__Work to do__
Make a verbatim copy of the entries below; pictures stay out.

__Records supplied__
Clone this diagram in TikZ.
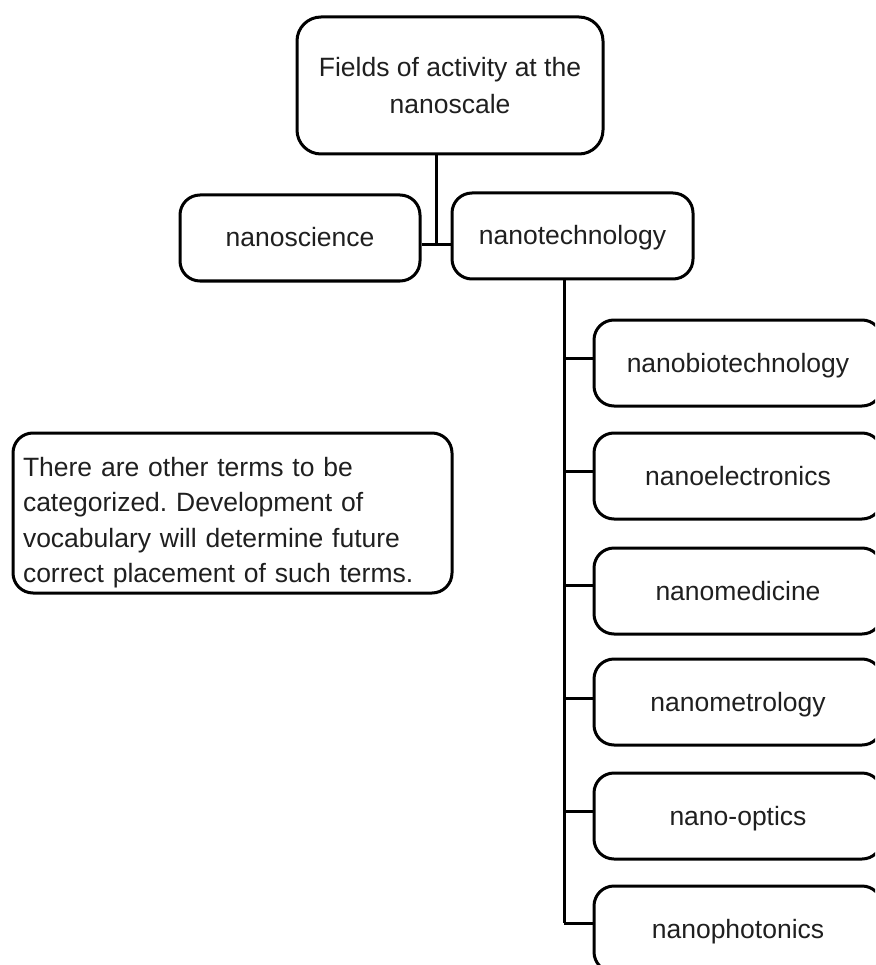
\documentclass[tikz,border=0pt]{standalone}
\usepackage{fontspec}
\setmainfont{Liberation Sans}
\frenchspacing
\begin{document}
\begin{tikzpicture}[x=1pt,y=-1pt,
  box/.style={draw=black, line width=3pt, rounded corners=20pt, align=center,
    inner sep=0pt, font=\fontsize{26.5}{37}\selectfont, text=black!88},
  link/.style={draw=black, line width=3pt},
  single/.style={box, text height=20pt, text depth=2pt, minimum height=86pt},
  leaf/.style={single, minimum width=288pt}]
% page frame and crop
\useasboundingbox (0,0) rectangle (875,965);
\clip (0,0) rectangle (875,965);

% root and first level
\node[box, rounded corners=24pt, minimum width=306pt, minimum height=137pt]
  (root) at (450,85.5) {Fields of activity at the\\nanoscale};
\node[single, minimum width=240pt] (sci) at (300,238) {nanoscience};
\node[single, minimum width=241pt] (tech) at (572.5,236) {nanotechnology};

% note box
\node[box, align=left, minimum width=439pt, minimum height=160pt, text width=419pt,
  font=\fontsize{26.5}{35.5}\selectfont]
  (note) at (232.5,513) {\rule{0pt}{38pt}There are other terms to be\\categorized. Development of\\vocabulary will determine future\\correct placement of such terms.};

% nanotechnology subfields
\node[leaf] (bio)   at (738,363) {nanobiotechnology};
\node[leaf] (elec)  at (738,476) {nanoelectronics};
\node[leaf] (med)   at (738,591) {nanomedicine};
\node[leaf] (metro) at (738,702) {nanometrology};
\node[leaf] (optic) at (738,816) {nano-optics};
\node[leaf] (phot)  at (738,929) {nanophotonics};

% root to first level
\coordinate (j) at (436,245);
\draw[link] (j |- root.south) -- (j);
\draw[link] (sci.east |- j) -- (tech.west |- j);

% trunk and branches
\coordinate (t) at (564,923);
\draw[link] (t |- tech.south) -- (t);
\foreach \n/\y in {bio/358, elec/471, med/585, metro/698, optic/811, phot/923}
  \draw[link] (564,\y) -- (\n.west |- 0,\y);
\end{tikzpicture}
\end{document}
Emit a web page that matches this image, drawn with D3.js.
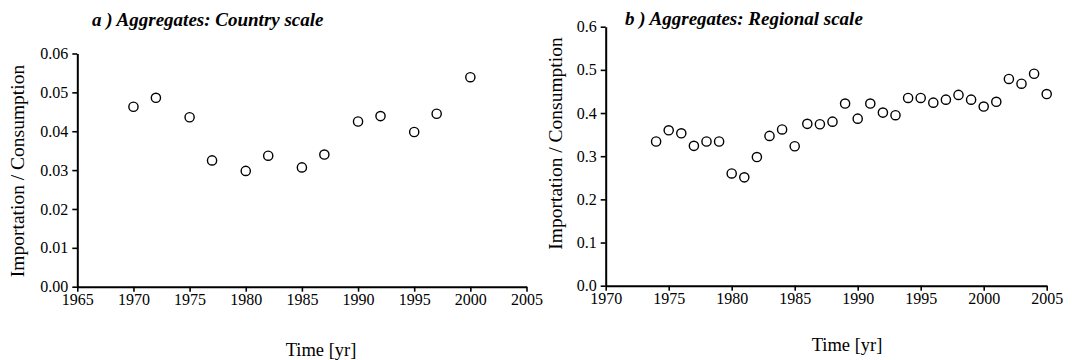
<!DOCTYPE html>
<html><head><meta charset="utf-8">
<script src="https://cdn.jsdelivr.net/npm/d3@7"></script>
<style>
body{margin:0;background:#fff;}
</style></head>
<body><svg id="c" width="1080" height="360" font-family="Liberation Serif"></svg>
<script>
// Panel a: country scale
const yearsA = [1970,1972,1975,1977,1980,1982,1985,1987,1990,1992,1995,1997,2000];
const valuesA = [0.0463,0.0486,0.0436,0.0325,0.0298,0.0337,0.0307,0.0340,0.0425,0.0439,0.0398,0.0445,0.0539];
const xTicksA = [1965,1970,1975,1980,1985,1990,1995,2000,2005];
const yTicksA = [0,0.01,0.02,0.03,0.04,0.05,0.06];
// Panel b: regional scale
const yearsB = [1974,1975,1976,1977,1978,1979,1980,1981,1982,1983,1984,1985,1986,1987,1988,1989,1990,1991,1992,1993,1994,1995,1996,1997,1998,1999,2000,2001,2002,2003,2004,2005];
const valuesB = [0.334,0.360,0.353,0.324,0.334,0.334,0.260,0.251,0.298,0.347,0.362,0.323,0.375,0.374,0.380,0.422,0.387,0.422,0.401,0.395,0.435,0.435,0.424,0.431,0.442,0.431,0.415,0.426,0.479,0.468,0.491,0.444];
const xTicksB = [1970,1975,1980,1985,1990,1995,2000,2005];
const yTicksB = [0,0.1,0.2,0.3,0.4,0.5,0.6];

const svg = d3.select("#c");
const FONT = "Liberation Serif";

function panel(cfg){
  const g = svg.append("g");
  const x = d3.scaleLinear().domain(cfg.xDomain).range(cfg.xRange);
  const y = d3.scaleLinear().domain(cfg.yDomain).range(cfg.yRange);
  const xa = g.append("g").attr("transform",`translate(0,${cfg.yRange[0]})`);
  xa.call(d3.axisBottom(x).tickValues(cfg.xTicks).tickFormat(d3.format("d")).tickSize(5).tickSizeOuter(0).tickPadding(2));
  const ya = g.append("g").attr("transform",`translate(${cfg.xRange[0]},0)`);
  ya.call(d3.axisLeft(y).tickValues(cfg.yTicks).tickFormat(d3.format(cfg.yFmt)).tickSize(5).tickSizeOuter(0).tickPadding(4));
  [xa,ya].forEach(a=>{
    a.attr("font-family",FONT).attr("font-size",16);
    a.select(".domain").attr("stroke","#000").attr("stroke-width",2);
    a.selectAll(".tick line").attr("stroke","#000").attr("stroke-width",1.6);
    a.selectAll(".tick text").attr("fill","#000");
  });
  g.selectAll("circle.pt").data(cfg.years.map((d,i)=>[d,cfg.values[i]]))
    .enter().append("circle").attr("class","pt")
    .attr("cx",d=>x(d[0])).attr("cy",d=>y(d[1])).attr("r",4.6)
    .attr("fill","#fff").attr("stroke","#000").attr("stroke-width",1.4);
  g.append("text").attr("x",cfg.title[1]).attr("y",cfg.title[2])
    .attr("font-family",FONT).attr("font-size",19).attr("font-weight","bold").attr("font-style","italic")
    .text(cfg.title[0]);
  g.append("text").attr("x",cfg.xLab[0]).attr("y",cfg.xLab[1]).attr("text-anchor","middle")
    .attr("font-family",FONT).attr("font-size",18.5).text("Time [yr]");
  g.append("text").attr("transform",`translate(${cfg.yLab[0]},${cfg.yLab[1]}) rotate(-90)`)
    .attr("text-anchor","middle").attr("dy","0.35em")
    .attr("font-family",FONT).attr("font-size",19.5).text("Importation / Consumption");
}

panel({xDomain:[1965,2005], xRange:[77.3,526.5], yDomain:[0,0.06], yRange:[286.7,53.5],
  xTicks:xTicksA, yTicks:yTicksA, yFmt:".2f", years:yearsA, values:valuesA,
  title:["a ) Aggregates: Country scale",92,26], xLab:[321,356], yLab:[17,171]});
panel({xDomain:[1970,2005], xRange:[605.7,1046.7], yDomain:[0,0.6], yRange:[285.7,26.7],
  xTicks:xTicksB, yTicks:yTicksB, yFmt:".1f", years:yearsB, values:valuesB,
  title:["b ) Aggregates: Regional scale",625,25], xLab:[847,351], yLab:[555,143.5]});
</script></body></html>
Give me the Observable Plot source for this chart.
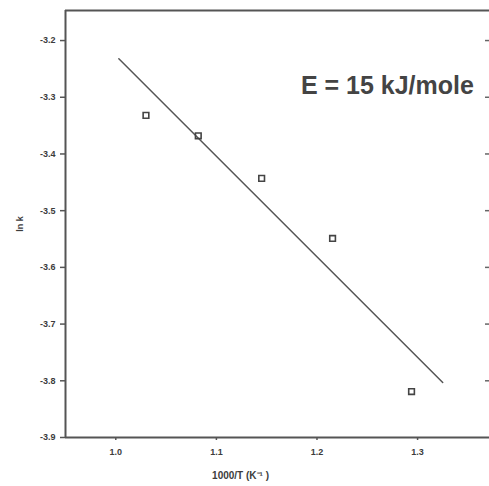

__Task response__
Clone this diagram in TikZ.
\documentclass[tikz,border=0pt]{standalone}
\usepackage{fontspec}
\setmainfont{Liberation Sans}
\frenchspacing
\begin{document}
\begin{tikzpicture}[x=1pt,y=-1pt,
  box/.style={draw=black, line width=3pt, rounded corners=20pt, align=center,
    inner sep=0pt, font=\fontsize{26.5}{37}\selectfont, text=black!88},
  link/.style={draw=black, line width=3pt},
  single/.style={box, text height=20pt, text depth=2pt, minimum height=86pt},
  leaf/.style={single, minimum width=288pt}]
% page frame and crop
\useasboundingbox (0,0) rectangle (875,965);
\clip (0,0) rectangle (875,965);

% root and first level
\node[box, rounded corners=24pt, minimum width=306pt, minimum height=137pt]
  (root) at (450,85.5) {Fields of activity at the\\nanoscale};
\node[single, minimum width=240pt] (sci) at (300,238) {nanoscience};
\node[single, minimum width=241pt] (tech) at (572.5,236) {nanotechnology};

% note box
\node[box, align=left, minimum width=439pt, minimum height=160pt, text width=419pt,
  font=\fontsize{26.5}{35.5}\selectfont]
  (note) at (232.5,513) {\rule{0pt}{38pt}There are other terms to be\\categorized. Development of\\vocabulary will determine future\\correct placement of such terms.};

% nanotechnology subfields
\node[leaf] (bio)   at (738,363) {nanobiotechnology};
\node[leaf] (elec)  at (738,476) {nanoelectronics};
\node[leaf] (med)   at (738,591) {nanomedicine};
\node[leaf] (metro) at (738,702) {nanometrology};
\node[leaf] (optic) at (738,816) {nano-optics};
\node[leaf] (phot)  at (738,929) {nanophotonics};

% root to first level
\coordinate (j) at (436,245);
\draw[link] (j |- root.south) -- (j);
\draw[link] (sci.east |- j) -- (tech.west |- j);

% trunk and branches
\coordinate (t) at (564,923);
\draw[link] (t |- tech.south) -- (t);
\foreach \n/\y in {bio/358, elec/471, med/585, metro/698, optic/811, phot/923}
  \draw[link] (564,\y) -- (\n.west |- 0,\y);
\end{tikzpicture}
\end{document}
Emit a web page that matches this image, drawn with D3.js.
<!DOCTYPE html>
<html><head><meta charset="utf-8">
<script src="https://cdn.jsdelivr.net/npm/d3@7"></script>
<style>
body{margin:0;background:#fff;}
</style></head>
<body><svg id="c" width="1080" height="360" font-family="Liberation Serif"></svg>
<script>
// Panel a: country scale
const yearsA = [1970,1972,1975,1977,1980,1982,1985,1987,1990,1992,1995,1997,2000];
const valuesA = [0.0463,0.0486,0.0436,0.0325,0.0298,0.0337,0.0307,0.0340,0.0425,0.0439,0.0398,0.0445,0.0539];
const xTicksA = [1965,1970,1975,1980,1985,1990,1995,2000,2005];
const yTicksA = [0,0.01,0.02,0.03,0.04,0.05,0.06];
// Panel b: regional scale
const yearsB = [1974,1975,1976,1977,1978,1979,1980,1981,1982,1983,1984,1985,1986,1987,1988,1989,1990,1991,1992,1993,1994,1995,1996,1997,1998,1999,2000,2001,2002,2003,2004,2005];
const valuesB = [0.334,0.360,0.353,0.324,0.334,0.334,0.260,0.251,0.298,0.347,0.362,0.323,0.375,0.374,0.380,0.422,0.387,0.422,0.401,0.395,0.435,0.435,0.424,0.431,0.442,0.431,0.415,0.426,0.479,0.468,0.491,0.444];
const xTicksB = [1970,1975,1980,1985,1990,1995,2000,2005];
const yTicksB = [0,0.1,0.2,0.3,0.4,0.5,0.6];

const svg = d3.select("#c");
const FONT = "Liberation Serif";

function panel(cfg){
  const g = svg.append("g");
  const x = d3.scaleLinear().domain(cfg.xDomain).range(cfg.xRange);
  const y = d3.scaleLinear().domain(cfg.yDomain).range(cfg.yRange);
  const xa = g.append("g").attr("transform",`translate(0,${cfg.yRange[0]})`);
  xa.call(d3.axisBottom(x).tickValues(cfg.xTicks).tickFormat(d3.format("d")).tickSize(5).tickSizeOuter(0).tickPadding(2));
  const ya = g.append("g").attr("transform",`translate(${cfg.xRange[0]},0)`);
  ya.call(d3.axisLeft(y).tickValues(cfg.yTicks).tickFormat(d3.format(cfg.yFmt)).tickSize(5).tickSizeOuter(0).tickPadding(4));
  [xa,ya].forEach(a=>{
    a.attr("font-family",FONT).attr("font-size",16);
    a.select(".domain").attr("stroke","#000").attr("stroke-width",2);
    a.selectAll(".tick line").attr("stroke","#000").attr("stroke-width",1.6);
    a.selectAll(".tick text").attr("fill","#000");
  });
  g.selectAll("circle.pt").data(cfg.years.map((d,i)=>[d,cfg.values[i]]))
    .enter().append("circle").attr("class","pt")
    .attr("cx",d=>x(d[0])).attr("cy",d=>y(d[1])).attr("r",4.6)
    .attr("fill","#fff").attr("stroke","#000").attr("stroke-width",1.4);
  g.append("text").attr("x",cfg.title[1]).attr("y",cfg.title[2])
    .attr("font-family",FONT).attr("font-size",19).attr("font-weight","bold").attr("font-style","italic")
    .text(cfg.title[0]);
  g.append("text").attr("x",cfg.xLab[0]).attr("y",cfg.xLab[1]).attr("text-anchor","middle")
    .attr("font-family",FONT).attr("font-size",18.5).text("Time [yr]");
  g.append("text").attr("transform",`translate(${cfg.yLab[0]},${cfg.yLab[1]}) rotate(-90)`)
    .attr("text-anchor","middle").attr("dy","0.35em")
    .attr("font-family",FONT).attr("font-size",19.5).text("Importation / Consumption");
}

panel({xDomain:[1965,2005], xRange:[77.3,526.5], yDomain:[0,0.06], yRange:[286.7,53.5],
  xTicks:xTicksA, yTicks:yTicksA, yFmt:".2f", years:yearsA, values:valuesA,
  title:["a ) Aggregates: Country scale",92,26], xLab:[321,356], yLab:[17,171]});
panel({xDomain:[1970,2005], xRange:[605.7,1046.7], yDomain:[0,0.6], yRange:[285.7,26.7],
  xTicks:xTicksB, yTicks:yTicksB, yFmt:".1f", years:yearsB, values:valuesB,
  title:["b ) Aggregates: Regional scale",625,25], xLab:[847,351], yLab:[555,143.5]});
</script></body></html>
Give me the Observable Plot source for this chart.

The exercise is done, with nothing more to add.